One of the most difficult historical themes for reflection is the Stalin’s purges and their consequences. 18 million of people were convicted and directed to GULAG (the system of Soviet labour prisons and camps), including about 5 millions of political prisoners and about 1 million of people who were executed. Even now Stalin’s purges are very little spoken about. Ill-considered past will live in our children.
In the project OVER-COMING I reconstruct the present and take a step towards consideration of the issue. I refer to historical documents - letters of the former prisoner; to modern glossy magazines - in search of visual traces of internal lack of freedom; as well as to the family archive - photos of my children.
Photos of children are covered with a translucent fabric that makes them difficult to view - just as the ill-considered past makes it difficult for young people to develop in the spirit of personal freedom.


A step, another step…


_ _ _ _ _ _ _

My great-grandfather, Debolsky Diodor Dmitrievich (1892-1963), served his second political term from 1949 to 1955 in Dubravlag labour camp (Mordovia). He was rehabilitated in 1956. Afterwards, he held correspondence with some of his campmates. Their letters to my great-grandfather were preserved thanks to Nina Sergeevna Debolskaya, the niece, friend and secretary of Diodor Dmitrievich.


One of the correspondents, V.S. Sushchinsky, wrote 19 letters to Diodor Dmitrievich. In 8 of them he writes about rehabilitation: he asks to whom he should write about it; he tries to understand whether he needs it; he congratulates my great-grandfather on his rehabilitation; he admits that he has already been refused once; he writes about the negative attitude towards him in his family; he justifies his own inaction and still hopes in the depths of the soul.
He still wrote a second application for his rehabilitation, but did not live to see the answer. 

May 19, 1956


It's always a pleasure to write to you!
On May 5-6, you were going to make efforts about reviewing the case, and I was advised of the same. Thanks for the advice. I'll still wait and think everything over. In my personal life, I do not feel any administrative restrictions as yet. I am like Kipling’s cat, "all by myself, walk where I want and as I want."


The camp group living soldered us so much - people of different ages, different faiths and nationalities – it really brought us together so it will be nice to know how and where people managed to build their lives. 


July 15, 1956

How are you doing with rehabilitation? How do you stomach overcoming of the personality cult? "Over-coming" - an honor is given to a very old and very significant word. Perfectly good. It sins a little against the classic "De mortuis aut bene aut nihil".

May 20, 1958




Dear Diodor Dmitrievich! 


In honor to your 66th birthday and your rehabilitation let the Tusch be played! 


… Let the music play the victory loudly.

We have won and the enemy run away. 

We’ll sing loudly Hurray-Hurray-Hurray to Debo-Debo-Debolsky. 

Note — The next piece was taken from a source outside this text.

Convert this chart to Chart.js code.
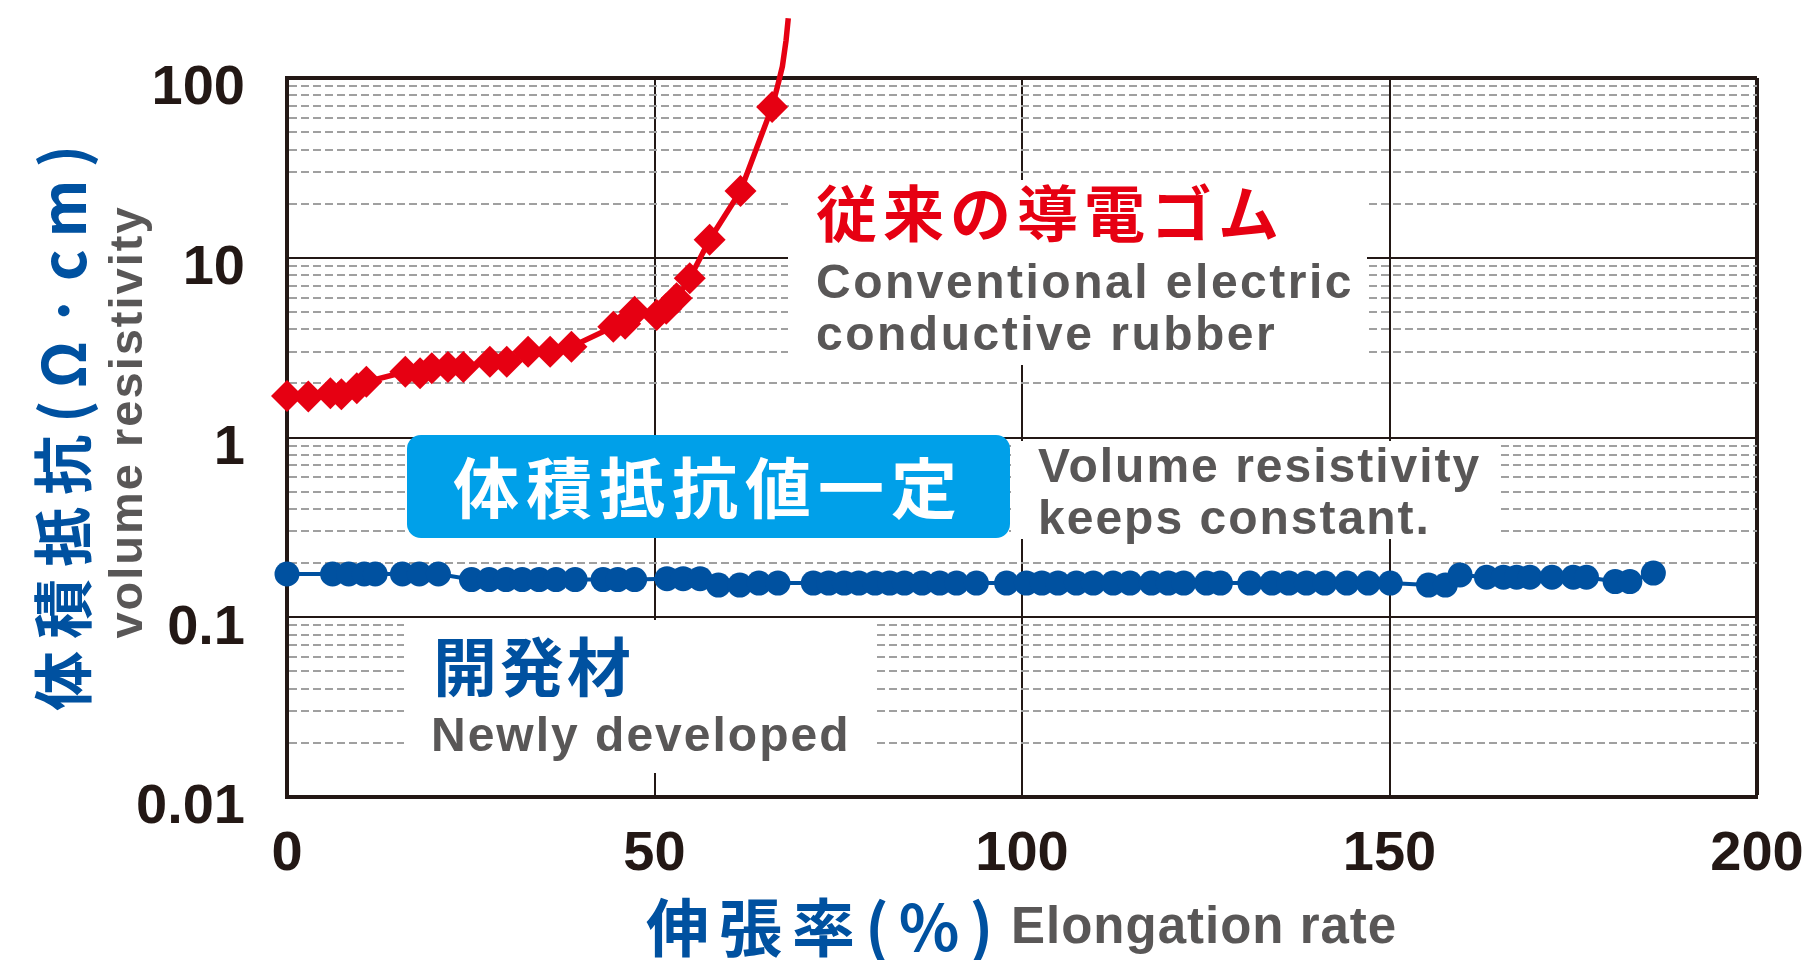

(words from Russian Tsar’s army hymn with some small changes)


May 20, 1958


Oh, I am so happy  for you - for what you told me in your mind blowing letter. Finally - finally! .. Congratulations!!!
... After consulting with someone here, I will also try to write again; once you so ordered, it must be done. If on my return home I did not have the right to live at home, but was wandering somewhere, if the attitude of those around me was changed to the worst for me, I would have already written three times, and so far I have abstained. Now it seems to me that the best Bylaw of the Supreme Court Tribunal will not change my situation for the better.  But - I'll write, I'll write!
I'll write say in a month, and by the time it will be my birthday for the 74th time, I'll get an answer.


November 03, 1958

I have not written about rehabilitation yet, I haven’t bestired myself yet. I think I should write to the prosecutor of the Ukrainian Republic; he is closer; I will ask for a personal interview, which would replace the court; not much could be written in the application.
What do you think? What's better?
However, it is not good for me to burden you with reflections on other people's affairs.
In addition, you probably feel that denial of rehabilitation will undoubtedly upset me more than those "honors," which, in case of success are given to rehabilitated persons, will make me happy. (I have expressed myself clumsily. I repeat: rejection will upset me more than honors will make me happy)
Seriously? - What do I need ?! I do not see any restrictions in the place of residence, I am not deprived of the right to vote, I work so far, because I do not have much time to live ...

January 08, 1959

My life is a blind alley. I have written about my rehabilitation after all. But I have written to our Ukrainian Prosecutor, and he handed over my application even to a lower level - to the regional prosecutor. I was notified about this, - and I'm waiting for the result. Shushkevich wrote about some new provisions of the Criminal Code, said to be softer.